James went from one job to another. He was convinced to try the life insurance business by a long time friend. When I helped him to learn "You'll Earn a Fortune", I was the one who learned the importance of life insurance.
James could not manage his time and did many things...but work. Sometimes he would play par three golf during the day and play poker at night. Why wouldn't James stay home with his family?
Years later I found out that it is difficult for a male to accept being second place in his wife's routine with the new baby. Many new fathers have their first affair just after the birth of a child to boost their damaged ego. It is impossible for a wife and new mother to understand this.
When James was suppose to be collecting his debit, he had an affair with a member of my ladies' Sunday School class. I found out when the woman's cousin told me.
Because he was doing everything but tending to his job, James' pay check dropped to less than $50. per week. At Thanksgiving he brought home a few Krystals for us to eat. The minister's wife saw my plight and brought some groceries for my babies.

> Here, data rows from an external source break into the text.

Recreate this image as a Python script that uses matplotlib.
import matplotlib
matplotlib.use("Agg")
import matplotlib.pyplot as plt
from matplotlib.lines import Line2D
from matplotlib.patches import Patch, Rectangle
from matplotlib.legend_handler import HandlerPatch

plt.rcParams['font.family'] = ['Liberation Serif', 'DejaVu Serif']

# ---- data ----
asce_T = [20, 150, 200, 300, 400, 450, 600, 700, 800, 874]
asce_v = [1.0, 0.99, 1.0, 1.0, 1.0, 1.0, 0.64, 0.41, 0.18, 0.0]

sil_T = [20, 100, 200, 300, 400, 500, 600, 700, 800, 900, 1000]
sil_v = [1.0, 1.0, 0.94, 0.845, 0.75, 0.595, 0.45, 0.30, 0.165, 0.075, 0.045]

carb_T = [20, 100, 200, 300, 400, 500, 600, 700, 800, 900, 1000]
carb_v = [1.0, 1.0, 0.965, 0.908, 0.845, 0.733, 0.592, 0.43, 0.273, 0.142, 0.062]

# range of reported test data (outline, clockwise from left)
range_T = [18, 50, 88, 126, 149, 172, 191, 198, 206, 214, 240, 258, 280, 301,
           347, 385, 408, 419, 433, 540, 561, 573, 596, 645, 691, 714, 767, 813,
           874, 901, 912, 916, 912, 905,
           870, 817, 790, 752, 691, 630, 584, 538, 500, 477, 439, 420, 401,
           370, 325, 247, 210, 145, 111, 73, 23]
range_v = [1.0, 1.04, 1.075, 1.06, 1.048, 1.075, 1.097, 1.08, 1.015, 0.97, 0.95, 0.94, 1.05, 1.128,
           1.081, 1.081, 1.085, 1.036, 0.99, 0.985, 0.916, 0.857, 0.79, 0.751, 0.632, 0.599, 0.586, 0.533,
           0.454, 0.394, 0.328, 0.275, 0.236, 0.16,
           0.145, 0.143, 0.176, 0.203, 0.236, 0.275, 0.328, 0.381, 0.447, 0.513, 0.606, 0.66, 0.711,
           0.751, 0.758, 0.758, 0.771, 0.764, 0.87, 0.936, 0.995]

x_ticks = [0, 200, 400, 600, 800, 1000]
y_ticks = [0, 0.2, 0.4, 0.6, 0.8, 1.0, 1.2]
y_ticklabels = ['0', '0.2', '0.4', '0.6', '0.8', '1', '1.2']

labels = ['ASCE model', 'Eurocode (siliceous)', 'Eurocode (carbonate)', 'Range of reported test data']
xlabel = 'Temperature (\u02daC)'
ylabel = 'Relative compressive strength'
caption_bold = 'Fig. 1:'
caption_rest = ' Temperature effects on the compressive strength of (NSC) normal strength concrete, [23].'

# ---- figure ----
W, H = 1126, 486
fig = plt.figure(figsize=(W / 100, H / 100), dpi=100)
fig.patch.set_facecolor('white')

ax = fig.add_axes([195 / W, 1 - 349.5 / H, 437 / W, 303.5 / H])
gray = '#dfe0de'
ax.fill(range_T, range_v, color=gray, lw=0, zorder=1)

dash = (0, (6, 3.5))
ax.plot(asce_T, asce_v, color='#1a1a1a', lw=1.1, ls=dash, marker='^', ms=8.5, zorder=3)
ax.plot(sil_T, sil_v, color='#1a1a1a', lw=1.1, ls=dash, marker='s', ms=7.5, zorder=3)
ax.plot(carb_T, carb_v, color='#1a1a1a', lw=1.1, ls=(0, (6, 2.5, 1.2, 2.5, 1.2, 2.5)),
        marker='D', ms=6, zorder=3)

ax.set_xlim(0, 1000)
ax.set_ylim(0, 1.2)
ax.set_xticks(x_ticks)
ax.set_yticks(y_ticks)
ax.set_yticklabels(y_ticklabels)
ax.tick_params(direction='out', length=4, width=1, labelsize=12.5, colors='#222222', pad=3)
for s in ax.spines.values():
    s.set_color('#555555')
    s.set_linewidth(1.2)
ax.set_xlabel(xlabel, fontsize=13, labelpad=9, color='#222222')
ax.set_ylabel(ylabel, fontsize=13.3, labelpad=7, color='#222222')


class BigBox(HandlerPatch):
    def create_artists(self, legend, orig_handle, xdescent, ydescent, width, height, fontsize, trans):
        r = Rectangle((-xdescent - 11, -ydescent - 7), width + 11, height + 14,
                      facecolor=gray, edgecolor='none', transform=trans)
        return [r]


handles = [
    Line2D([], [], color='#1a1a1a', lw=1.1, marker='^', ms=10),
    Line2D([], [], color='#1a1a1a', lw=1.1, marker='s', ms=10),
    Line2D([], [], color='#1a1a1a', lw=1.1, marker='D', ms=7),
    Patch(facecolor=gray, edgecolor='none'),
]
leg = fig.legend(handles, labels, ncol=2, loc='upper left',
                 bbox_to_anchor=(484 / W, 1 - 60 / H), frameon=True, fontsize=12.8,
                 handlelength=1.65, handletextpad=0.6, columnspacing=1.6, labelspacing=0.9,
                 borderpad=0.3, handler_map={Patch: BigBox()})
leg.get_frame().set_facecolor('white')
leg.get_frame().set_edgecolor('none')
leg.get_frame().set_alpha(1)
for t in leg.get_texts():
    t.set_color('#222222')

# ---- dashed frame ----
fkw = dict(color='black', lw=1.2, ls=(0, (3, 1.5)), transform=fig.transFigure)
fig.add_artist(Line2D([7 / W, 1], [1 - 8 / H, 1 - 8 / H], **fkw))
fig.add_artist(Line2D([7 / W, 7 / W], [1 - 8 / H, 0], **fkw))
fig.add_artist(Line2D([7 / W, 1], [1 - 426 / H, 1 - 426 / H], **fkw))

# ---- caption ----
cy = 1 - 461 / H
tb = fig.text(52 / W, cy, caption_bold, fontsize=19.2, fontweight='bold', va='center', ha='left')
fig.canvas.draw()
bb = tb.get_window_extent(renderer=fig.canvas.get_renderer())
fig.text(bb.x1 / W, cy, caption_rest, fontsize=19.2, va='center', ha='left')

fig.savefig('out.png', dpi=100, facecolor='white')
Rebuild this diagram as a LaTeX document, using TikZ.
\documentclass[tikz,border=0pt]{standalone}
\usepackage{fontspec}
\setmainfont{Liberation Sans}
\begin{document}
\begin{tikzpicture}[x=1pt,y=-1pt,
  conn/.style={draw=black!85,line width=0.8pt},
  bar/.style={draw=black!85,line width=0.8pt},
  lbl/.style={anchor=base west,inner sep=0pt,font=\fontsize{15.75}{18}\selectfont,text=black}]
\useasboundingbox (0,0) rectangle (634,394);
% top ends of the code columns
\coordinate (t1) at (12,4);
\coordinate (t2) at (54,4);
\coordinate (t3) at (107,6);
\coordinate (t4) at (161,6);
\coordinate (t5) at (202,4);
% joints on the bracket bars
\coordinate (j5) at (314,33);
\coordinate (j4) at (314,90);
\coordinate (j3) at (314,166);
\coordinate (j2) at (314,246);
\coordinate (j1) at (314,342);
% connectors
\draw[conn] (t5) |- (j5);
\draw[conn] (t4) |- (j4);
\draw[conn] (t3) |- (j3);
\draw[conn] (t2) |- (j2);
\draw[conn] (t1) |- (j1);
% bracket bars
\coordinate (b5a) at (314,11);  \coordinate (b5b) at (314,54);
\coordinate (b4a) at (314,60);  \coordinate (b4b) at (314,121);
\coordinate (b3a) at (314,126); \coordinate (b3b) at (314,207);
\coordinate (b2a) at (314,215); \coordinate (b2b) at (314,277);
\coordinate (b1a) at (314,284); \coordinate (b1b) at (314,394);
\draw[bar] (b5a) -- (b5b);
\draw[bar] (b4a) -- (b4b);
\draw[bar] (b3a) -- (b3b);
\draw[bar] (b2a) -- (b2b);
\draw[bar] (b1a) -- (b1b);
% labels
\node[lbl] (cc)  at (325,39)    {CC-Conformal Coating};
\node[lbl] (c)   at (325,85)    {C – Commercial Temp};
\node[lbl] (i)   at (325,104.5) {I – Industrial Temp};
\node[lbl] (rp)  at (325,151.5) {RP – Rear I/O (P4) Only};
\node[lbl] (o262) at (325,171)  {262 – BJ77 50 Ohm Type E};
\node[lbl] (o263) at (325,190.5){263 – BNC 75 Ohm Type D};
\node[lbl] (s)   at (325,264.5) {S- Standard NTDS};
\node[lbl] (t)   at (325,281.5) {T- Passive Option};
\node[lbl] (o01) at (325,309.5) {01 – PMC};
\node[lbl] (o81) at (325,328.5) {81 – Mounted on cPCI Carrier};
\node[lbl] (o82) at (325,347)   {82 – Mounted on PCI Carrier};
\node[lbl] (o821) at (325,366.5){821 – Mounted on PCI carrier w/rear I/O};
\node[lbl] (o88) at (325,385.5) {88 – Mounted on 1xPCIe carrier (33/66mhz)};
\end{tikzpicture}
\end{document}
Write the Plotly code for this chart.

Then the Lord made a way. A nice neighbor, with three sons of his own, asked James if he would be willing to work at night loading and unloading trucks for Roadway Trucking. He went to work for $8.50 per hour.
We were so far behind on our rent that the landlord asked us to move. I had made a conscious decision to stay home to care for my sons, whom I loved dearly. I was not earning an income and I hated not having the money to pay our bills. The expression "praying through the storm" had true meaning for me, and tending to the needs of my children had kept me focused on the positive.
I was very thankful that James had a decent job and I started looking for a suitable home to rent that would be closer to James' work."
My emails concerning my marriage to James were a real surprise to Richard. He kept asking "What happened next?"